Given task |
Output the lines from the top of the entries below to the line with "(0,0) rectangle (1208,536);", both included, exactly and without pictures.
________________________________________
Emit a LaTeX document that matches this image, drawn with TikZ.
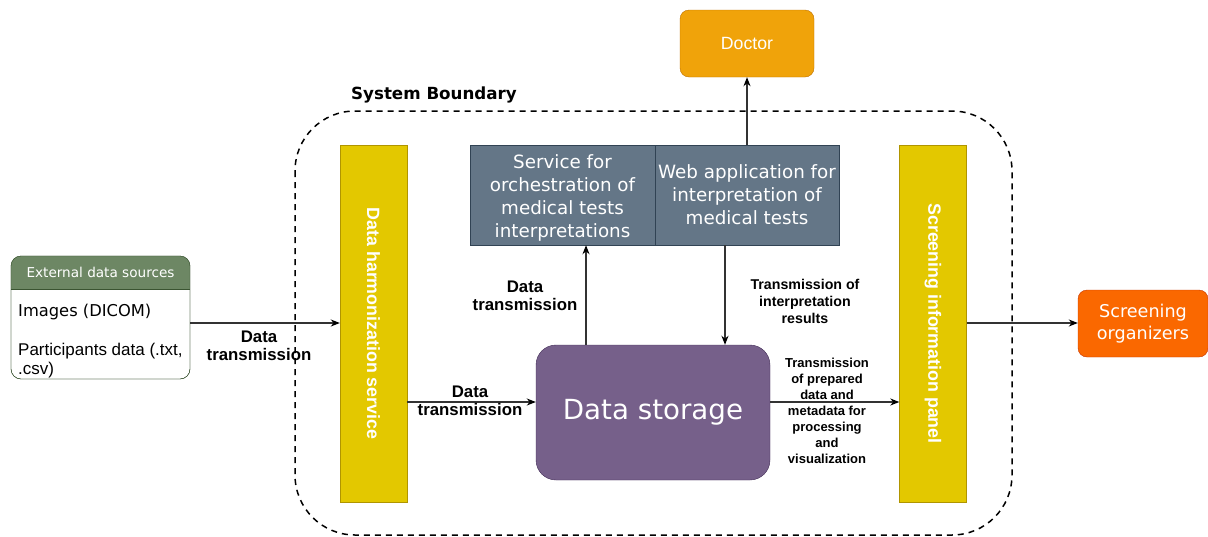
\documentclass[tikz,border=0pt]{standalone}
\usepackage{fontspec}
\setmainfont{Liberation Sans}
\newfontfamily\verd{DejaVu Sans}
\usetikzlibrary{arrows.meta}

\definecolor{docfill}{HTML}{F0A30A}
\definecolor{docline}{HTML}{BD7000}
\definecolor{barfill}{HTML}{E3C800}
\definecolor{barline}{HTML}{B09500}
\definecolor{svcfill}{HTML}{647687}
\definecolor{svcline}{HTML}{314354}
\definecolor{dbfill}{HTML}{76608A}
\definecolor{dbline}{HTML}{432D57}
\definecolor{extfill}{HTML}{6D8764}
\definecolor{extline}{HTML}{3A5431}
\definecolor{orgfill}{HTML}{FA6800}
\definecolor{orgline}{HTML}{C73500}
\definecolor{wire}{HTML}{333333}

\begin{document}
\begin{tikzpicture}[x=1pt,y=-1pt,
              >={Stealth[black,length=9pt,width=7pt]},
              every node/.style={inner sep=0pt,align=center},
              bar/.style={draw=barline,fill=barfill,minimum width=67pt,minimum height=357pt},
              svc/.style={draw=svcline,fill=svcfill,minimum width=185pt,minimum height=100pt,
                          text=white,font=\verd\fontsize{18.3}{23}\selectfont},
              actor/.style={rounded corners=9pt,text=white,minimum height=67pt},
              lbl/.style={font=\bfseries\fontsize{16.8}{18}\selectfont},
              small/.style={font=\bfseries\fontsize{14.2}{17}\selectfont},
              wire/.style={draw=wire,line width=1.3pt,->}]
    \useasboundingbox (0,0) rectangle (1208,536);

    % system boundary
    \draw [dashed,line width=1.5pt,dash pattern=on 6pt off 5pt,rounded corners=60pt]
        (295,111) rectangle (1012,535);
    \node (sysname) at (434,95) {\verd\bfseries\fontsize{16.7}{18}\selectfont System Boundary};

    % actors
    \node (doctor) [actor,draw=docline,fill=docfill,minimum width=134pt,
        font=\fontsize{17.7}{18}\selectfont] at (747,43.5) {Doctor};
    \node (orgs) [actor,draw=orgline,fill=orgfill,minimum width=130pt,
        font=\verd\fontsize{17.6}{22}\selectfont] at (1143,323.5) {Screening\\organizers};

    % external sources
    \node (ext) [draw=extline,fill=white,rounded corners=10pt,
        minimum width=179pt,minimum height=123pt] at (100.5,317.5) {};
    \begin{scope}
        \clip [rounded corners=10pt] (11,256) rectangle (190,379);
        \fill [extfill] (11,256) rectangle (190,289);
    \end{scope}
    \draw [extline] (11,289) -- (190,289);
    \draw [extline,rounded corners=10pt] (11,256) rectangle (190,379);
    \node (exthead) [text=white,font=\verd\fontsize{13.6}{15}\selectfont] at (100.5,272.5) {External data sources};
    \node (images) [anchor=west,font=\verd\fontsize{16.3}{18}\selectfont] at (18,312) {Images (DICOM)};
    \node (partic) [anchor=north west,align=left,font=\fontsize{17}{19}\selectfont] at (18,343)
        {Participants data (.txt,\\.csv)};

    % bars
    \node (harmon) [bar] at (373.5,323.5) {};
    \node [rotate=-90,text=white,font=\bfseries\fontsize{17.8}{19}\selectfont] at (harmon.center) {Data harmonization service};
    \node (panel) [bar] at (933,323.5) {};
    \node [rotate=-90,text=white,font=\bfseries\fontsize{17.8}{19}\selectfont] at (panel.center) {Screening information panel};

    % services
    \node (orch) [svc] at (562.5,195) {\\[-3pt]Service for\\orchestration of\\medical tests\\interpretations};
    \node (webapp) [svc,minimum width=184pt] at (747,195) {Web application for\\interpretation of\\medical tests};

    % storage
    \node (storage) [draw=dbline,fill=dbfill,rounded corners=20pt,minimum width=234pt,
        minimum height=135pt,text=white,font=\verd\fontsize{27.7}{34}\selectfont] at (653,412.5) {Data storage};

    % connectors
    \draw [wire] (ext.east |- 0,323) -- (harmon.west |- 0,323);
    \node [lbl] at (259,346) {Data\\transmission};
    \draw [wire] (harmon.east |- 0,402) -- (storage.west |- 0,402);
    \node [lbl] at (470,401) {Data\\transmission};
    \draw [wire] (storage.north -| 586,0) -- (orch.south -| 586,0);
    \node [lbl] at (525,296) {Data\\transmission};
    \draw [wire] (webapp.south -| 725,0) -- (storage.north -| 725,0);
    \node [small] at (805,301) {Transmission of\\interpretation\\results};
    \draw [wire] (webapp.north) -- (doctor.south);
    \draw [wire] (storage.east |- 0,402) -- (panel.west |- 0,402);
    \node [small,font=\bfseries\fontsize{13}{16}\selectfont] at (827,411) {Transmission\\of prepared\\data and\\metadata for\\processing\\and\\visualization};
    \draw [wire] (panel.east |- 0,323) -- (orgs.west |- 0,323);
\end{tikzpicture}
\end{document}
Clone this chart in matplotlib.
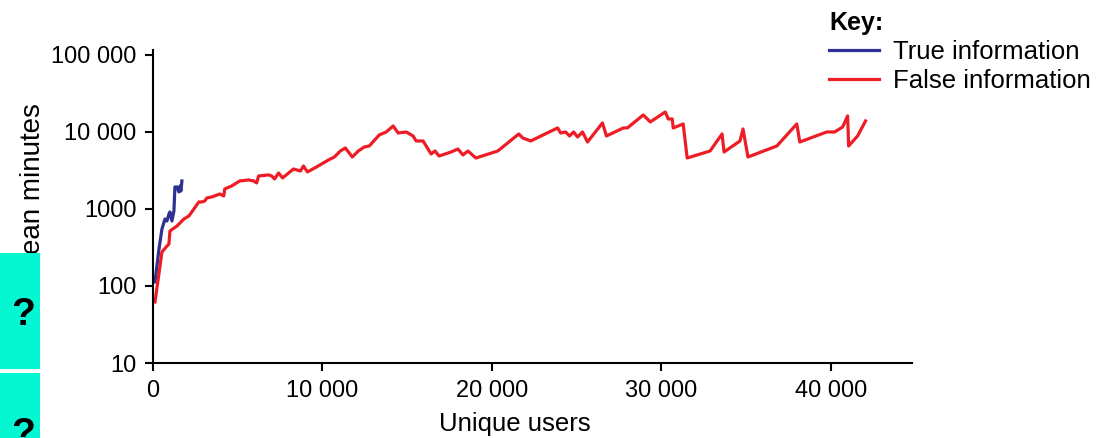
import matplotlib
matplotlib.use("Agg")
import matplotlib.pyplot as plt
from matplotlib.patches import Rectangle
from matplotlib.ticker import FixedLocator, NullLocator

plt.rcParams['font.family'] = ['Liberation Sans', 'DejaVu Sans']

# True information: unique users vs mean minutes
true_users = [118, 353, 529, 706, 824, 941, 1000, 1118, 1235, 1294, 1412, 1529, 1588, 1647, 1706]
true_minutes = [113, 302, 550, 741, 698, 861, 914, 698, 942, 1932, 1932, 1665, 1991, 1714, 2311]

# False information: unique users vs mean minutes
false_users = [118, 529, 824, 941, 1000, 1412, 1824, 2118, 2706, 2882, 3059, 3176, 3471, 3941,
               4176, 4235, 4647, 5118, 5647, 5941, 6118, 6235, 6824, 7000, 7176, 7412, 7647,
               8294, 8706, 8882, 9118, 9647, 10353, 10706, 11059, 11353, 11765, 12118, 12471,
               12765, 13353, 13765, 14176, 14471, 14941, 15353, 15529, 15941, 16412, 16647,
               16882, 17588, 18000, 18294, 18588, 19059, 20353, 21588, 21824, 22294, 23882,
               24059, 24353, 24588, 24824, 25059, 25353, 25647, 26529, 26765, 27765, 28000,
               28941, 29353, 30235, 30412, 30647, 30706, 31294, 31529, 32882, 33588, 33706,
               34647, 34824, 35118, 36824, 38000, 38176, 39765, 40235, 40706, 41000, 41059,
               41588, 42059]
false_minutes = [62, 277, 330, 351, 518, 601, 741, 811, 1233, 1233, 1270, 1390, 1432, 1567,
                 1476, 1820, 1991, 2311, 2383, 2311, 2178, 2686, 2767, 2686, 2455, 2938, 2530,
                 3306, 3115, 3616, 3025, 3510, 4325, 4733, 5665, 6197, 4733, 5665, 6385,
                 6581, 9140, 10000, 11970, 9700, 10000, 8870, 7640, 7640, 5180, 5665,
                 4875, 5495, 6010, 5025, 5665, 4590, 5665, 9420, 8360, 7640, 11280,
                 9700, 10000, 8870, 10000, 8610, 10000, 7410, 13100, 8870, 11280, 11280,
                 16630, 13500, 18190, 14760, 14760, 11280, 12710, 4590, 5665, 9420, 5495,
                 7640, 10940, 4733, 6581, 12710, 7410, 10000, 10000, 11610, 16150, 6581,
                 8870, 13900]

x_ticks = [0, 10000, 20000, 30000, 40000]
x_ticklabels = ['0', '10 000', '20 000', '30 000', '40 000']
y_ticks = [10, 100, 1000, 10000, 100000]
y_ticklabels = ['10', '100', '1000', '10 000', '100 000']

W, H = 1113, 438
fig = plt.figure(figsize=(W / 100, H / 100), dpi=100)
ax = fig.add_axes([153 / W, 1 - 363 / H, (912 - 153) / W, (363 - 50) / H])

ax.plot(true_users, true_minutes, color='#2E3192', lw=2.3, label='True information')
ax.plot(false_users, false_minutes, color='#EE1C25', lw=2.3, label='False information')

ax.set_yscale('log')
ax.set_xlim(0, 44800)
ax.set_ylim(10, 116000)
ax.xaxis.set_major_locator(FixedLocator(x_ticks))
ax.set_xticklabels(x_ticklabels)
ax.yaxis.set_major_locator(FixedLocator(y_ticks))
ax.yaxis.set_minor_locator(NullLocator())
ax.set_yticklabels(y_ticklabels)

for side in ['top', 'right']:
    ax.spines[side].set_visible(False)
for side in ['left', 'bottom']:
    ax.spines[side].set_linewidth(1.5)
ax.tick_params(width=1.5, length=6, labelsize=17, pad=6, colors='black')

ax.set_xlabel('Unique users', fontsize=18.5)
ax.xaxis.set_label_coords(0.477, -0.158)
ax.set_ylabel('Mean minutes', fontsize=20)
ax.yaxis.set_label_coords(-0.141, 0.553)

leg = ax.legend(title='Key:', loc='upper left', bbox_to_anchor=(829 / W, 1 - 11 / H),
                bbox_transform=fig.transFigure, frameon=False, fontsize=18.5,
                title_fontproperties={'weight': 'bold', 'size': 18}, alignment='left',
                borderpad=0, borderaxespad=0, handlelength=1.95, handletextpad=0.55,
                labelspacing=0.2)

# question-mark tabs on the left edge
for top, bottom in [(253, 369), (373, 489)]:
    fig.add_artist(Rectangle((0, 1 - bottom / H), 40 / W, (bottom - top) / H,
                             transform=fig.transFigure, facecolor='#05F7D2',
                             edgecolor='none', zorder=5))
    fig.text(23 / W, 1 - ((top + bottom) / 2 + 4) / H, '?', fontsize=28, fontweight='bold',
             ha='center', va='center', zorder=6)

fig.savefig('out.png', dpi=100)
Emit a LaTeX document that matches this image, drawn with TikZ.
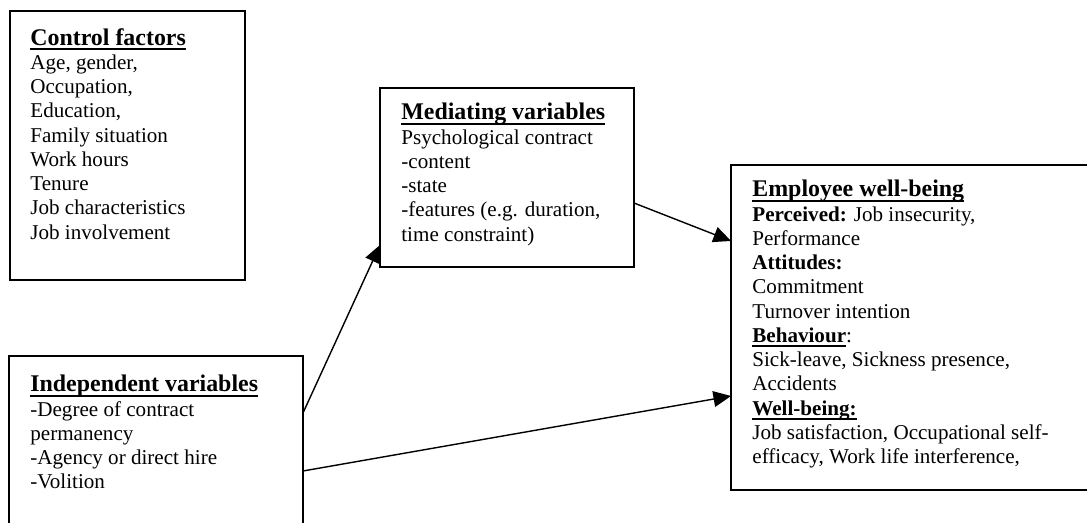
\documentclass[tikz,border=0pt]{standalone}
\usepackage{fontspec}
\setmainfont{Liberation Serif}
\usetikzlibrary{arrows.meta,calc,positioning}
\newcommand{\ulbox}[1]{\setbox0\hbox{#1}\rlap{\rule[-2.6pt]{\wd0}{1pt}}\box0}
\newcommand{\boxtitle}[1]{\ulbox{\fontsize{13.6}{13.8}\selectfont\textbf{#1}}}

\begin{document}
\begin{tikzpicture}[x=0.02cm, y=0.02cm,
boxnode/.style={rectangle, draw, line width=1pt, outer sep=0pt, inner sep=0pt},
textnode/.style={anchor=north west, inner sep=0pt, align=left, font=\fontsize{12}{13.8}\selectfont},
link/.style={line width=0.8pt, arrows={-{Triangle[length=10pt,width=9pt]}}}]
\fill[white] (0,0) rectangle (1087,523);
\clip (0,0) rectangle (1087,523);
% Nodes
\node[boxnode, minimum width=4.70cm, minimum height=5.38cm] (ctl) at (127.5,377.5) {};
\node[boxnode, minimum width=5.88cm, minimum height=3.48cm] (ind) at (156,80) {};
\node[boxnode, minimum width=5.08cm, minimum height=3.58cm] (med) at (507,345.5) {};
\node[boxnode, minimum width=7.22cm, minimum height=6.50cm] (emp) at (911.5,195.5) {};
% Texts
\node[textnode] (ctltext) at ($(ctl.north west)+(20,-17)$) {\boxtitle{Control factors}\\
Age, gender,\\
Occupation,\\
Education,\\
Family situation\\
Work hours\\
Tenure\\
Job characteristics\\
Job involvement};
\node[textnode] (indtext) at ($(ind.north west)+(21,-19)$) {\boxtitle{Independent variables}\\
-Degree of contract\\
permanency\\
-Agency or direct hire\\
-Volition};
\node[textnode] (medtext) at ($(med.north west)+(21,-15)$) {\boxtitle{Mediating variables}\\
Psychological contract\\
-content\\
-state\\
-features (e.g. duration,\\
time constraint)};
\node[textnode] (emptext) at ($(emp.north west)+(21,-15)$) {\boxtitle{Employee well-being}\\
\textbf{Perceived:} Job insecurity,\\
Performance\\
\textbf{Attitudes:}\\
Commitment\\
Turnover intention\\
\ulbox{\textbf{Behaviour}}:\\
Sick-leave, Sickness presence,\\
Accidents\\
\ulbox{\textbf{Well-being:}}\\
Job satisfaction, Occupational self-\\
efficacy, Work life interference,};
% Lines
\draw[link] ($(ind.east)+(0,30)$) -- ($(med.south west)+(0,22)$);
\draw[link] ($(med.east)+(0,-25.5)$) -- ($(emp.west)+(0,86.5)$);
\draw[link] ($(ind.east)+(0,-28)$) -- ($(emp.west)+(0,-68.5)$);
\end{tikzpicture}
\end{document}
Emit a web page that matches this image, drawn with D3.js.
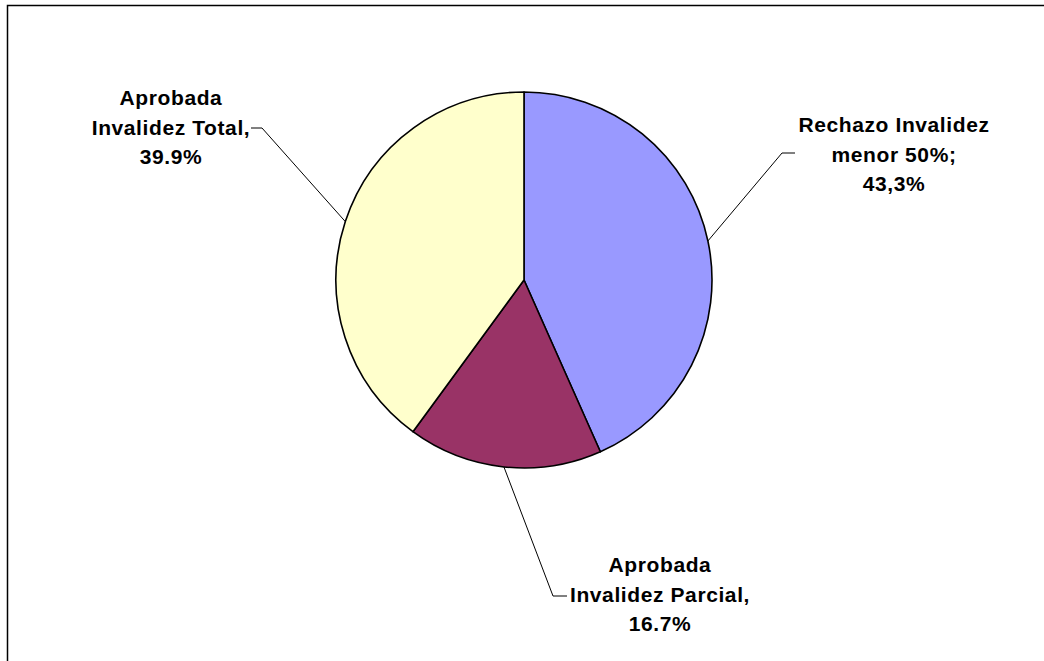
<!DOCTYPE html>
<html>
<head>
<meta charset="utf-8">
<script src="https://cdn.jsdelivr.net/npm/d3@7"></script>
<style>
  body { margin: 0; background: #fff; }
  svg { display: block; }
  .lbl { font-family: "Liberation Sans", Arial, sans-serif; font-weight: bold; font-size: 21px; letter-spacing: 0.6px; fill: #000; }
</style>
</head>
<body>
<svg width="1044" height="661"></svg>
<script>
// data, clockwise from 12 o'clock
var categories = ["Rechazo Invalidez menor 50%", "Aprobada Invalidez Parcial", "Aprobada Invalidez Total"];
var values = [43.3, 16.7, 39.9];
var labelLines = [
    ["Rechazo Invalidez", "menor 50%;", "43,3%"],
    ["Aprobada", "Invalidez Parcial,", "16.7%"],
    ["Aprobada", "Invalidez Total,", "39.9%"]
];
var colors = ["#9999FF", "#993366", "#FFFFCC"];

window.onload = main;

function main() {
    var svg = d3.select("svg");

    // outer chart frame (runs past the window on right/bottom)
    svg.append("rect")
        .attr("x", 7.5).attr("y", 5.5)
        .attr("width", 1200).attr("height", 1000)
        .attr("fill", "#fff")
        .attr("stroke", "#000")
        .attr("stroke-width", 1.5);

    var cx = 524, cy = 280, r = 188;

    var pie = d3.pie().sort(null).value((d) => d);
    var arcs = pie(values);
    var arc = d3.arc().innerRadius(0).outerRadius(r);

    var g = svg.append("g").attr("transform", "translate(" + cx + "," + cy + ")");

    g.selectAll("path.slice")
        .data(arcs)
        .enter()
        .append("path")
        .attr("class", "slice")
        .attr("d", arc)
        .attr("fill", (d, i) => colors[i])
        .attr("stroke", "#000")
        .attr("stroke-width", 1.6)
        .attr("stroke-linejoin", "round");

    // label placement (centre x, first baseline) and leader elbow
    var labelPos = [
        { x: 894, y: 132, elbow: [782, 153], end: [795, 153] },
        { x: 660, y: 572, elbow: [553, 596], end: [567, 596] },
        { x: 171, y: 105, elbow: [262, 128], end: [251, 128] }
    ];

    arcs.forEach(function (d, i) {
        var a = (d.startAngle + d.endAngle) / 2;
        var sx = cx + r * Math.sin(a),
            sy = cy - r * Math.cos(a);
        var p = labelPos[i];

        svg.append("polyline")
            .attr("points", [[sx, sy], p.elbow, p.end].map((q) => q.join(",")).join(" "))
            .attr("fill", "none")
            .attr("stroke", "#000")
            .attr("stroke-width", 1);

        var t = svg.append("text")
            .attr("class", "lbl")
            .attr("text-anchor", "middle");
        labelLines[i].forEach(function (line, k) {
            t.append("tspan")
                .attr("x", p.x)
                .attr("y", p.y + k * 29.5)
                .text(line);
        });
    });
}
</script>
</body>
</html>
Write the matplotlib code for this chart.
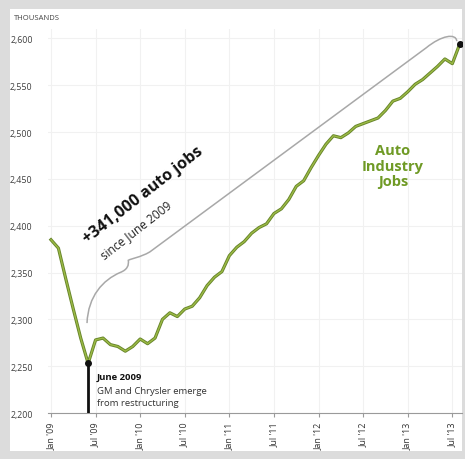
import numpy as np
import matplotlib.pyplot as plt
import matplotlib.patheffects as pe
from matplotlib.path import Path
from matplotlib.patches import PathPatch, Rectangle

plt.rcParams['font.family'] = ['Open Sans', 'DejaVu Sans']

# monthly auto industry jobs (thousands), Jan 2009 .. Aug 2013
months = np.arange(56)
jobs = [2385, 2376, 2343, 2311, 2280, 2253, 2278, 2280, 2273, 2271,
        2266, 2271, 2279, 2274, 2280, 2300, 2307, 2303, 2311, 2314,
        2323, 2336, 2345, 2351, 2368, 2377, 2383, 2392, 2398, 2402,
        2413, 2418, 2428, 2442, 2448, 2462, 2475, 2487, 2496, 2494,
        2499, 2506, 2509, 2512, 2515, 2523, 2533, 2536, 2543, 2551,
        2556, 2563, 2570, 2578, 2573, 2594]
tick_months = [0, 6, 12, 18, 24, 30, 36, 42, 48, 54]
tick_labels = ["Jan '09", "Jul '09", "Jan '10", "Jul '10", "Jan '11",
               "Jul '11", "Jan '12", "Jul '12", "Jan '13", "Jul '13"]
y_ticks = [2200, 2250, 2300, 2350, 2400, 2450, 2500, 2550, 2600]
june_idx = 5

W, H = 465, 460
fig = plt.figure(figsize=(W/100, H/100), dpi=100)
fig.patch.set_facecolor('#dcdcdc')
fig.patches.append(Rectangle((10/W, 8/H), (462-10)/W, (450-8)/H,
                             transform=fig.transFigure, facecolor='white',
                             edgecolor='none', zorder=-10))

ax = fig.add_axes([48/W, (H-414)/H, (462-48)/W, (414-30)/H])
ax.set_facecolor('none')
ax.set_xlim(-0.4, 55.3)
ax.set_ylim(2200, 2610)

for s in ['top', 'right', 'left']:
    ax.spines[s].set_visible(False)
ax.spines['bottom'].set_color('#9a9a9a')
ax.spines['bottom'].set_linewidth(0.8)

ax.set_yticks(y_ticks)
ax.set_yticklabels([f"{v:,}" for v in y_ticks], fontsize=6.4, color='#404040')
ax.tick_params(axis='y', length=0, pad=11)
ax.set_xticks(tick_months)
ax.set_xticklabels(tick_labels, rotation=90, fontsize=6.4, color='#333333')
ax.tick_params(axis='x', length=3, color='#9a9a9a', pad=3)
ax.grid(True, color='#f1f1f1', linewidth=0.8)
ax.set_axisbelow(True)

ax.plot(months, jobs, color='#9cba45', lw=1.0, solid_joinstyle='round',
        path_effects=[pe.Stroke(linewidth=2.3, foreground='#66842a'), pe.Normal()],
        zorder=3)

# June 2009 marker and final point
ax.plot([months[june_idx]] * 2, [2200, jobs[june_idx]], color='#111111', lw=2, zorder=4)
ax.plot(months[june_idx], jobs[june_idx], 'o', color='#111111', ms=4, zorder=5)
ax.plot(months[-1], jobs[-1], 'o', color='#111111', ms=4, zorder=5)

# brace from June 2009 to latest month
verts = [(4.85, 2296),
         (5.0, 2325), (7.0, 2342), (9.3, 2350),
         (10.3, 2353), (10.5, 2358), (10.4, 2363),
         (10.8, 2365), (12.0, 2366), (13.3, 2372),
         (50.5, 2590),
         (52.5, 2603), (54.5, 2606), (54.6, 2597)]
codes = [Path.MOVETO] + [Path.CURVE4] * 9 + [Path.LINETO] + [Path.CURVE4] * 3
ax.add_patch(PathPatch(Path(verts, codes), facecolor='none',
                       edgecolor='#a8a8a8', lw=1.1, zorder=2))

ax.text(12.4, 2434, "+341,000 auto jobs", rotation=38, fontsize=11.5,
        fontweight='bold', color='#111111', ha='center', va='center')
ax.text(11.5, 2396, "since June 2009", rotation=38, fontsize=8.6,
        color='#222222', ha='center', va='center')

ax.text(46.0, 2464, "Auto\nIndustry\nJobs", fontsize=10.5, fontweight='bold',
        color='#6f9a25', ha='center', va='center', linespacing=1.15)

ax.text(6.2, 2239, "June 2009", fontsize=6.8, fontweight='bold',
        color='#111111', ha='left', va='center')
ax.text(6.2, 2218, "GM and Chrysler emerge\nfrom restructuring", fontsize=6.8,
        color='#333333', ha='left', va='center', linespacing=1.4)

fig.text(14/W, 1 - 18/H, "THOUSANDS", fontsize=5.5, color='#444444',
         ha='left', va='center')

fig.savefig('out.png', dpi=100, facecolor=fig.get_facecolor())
________________________________________
Exercise result |
Emit a LaTeX document that matches this image, drawn with TikZ.
\documentclass[tikz,border=0pt]{standalone}
\usepackage{fontspec}
\setmainfont{Liberation Sans}
\newfontfamily\verd{DejaVu Sans}
\usetikzlibrary{arrows.meta}

\definecolor{docfill}{HTML}{F0A30A}
\definecolor{docline}{HTML}{BD7000}
\definecolor{barfill}{HTML}{E3C800}
\definecolor{barline}{HTML}{B09500}
\definecolor{svcfill}{HTML}{647687}
\definecolor{svcline}{HTML}{314354}
\definecolor{dbfill}{HTML}{76608A}
\definecolor{dbline}{HTML}{432D57}
\definecolor{extfill}{HTML}{6D8764}
\definecolor{extline}{HTML}{3A5431}
\definecolor{orgfill}{HTML}{FA6800}
\definecolor{orgline}{HTML}{C73500}
\definecolor{wire}{HTML}{333333}

\begin{document}
\begin{tikzpicture}[x=1pt,y=-1pt,
              >={Stealth[black,length=9pt,width=7pt]},
              every node/.style={inner sep=0pt,align=center},
              bar/.style={draw=barline,fill=barfill,minimum width=67pt,minimum height=357pt},
              svc/.style={draw=svcline,fill=svcfill,minimum width=185pt,minimum height=100pt,
                          text=white,font=\verd\fontsize{18.3}{23}\selectfont},
              actor/.style={rounded corners=9pt,text=white,minimum height=67pt},
              lbl/.style={font=\bfseries\fontsize{16.8}{18}\selectfont},
              small/.style={font=\bfseries\fontsize{14.2}{17}\selectfont},
              wire/.style={draw=wire,line width=1.3pt,->}]
    \useasboundingbox (0,0) rectangle (1208,536);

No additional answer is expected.